Re: [PATCH] uprobes: Use synchronize_rcu() not synchronize_sched()

From: Oleg Nesterov
Date: Fri Aug 10 2018 - 09:36:14 EST


On 08/10, Steven Rostedt wrote:
>
> On Fri, 10 Aug 2018 13:35:49 +0200
> Oleg Nesterov <oleg@xxxxxxxxxx> wrote:
>
> > On 08/09, Steven Rostedt wrote:
> > >
> > > --- a/kernel/trace/trace_uprobe.c
> > > +++ b/kernel/trace/trace_uprobe.c
> > > @@ -952,7 +952,7 @@ probe_event_disable(struct trace_uprobe *tu, struct trace_event_file *file)
> > >
> > > list_del_rcu(&link->list);
> > > /* synchronize with u{,ret}probe_trace_func */
> > > - synchronize_sched();
> > > + synchronize_rcu();
> >
> > Can't we change uprobe_trace_func() and uretprobe_trace_func() to use
> > rcu_read_lock_sched() instead?

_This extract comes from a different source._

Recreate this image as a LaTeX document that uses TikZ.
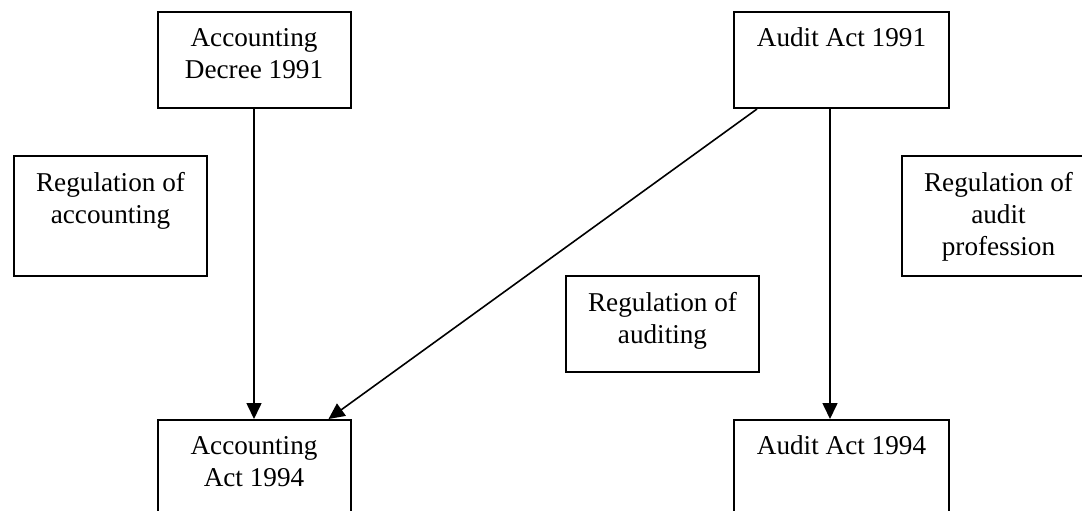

It is more cheap.
>
> Is it? rcu_read_lock_sched() is a preempt_disable(),

which is just raw_cpu_inc()

> where
> rcu_read_lock() may just be a task counter increment.

and __rcu_read_unlock() is more heavy.

OK, I agree, this doesn't really matter.

> > Hmm. probe_event_enable() does list_del + kfree on failure, this doesn't
> > look right... Not only because kfree() can race with list_for_each_entry_rcu(),
> > we should not put the 1st link on list until uprobe_buffer_enable().
> >
> > Does the patch below make sense or I am confused?
>
> I guess the question is, if it isn't enabled, are there any users or
> even past users still running.

Note that uprobe_register() is not "atomic".

To simplify, suppose we have 2 tasks T1 and T2 running the probed binary.
So we are going to do install_breakpoint(T1->mm) + install_breakpoint(T2->mm).
If the 2nd install_breakpoint() fails for any reason, _register() will do
remove_breakpoint(T1->mm) and return the error.

However, T1 can hit this bp right after install_breakpoint(T1->mm), so it
can call uprobe_trace_func() before list_del(&link->list).

OK, even if I am right this is mostly theoretical.

Oleg.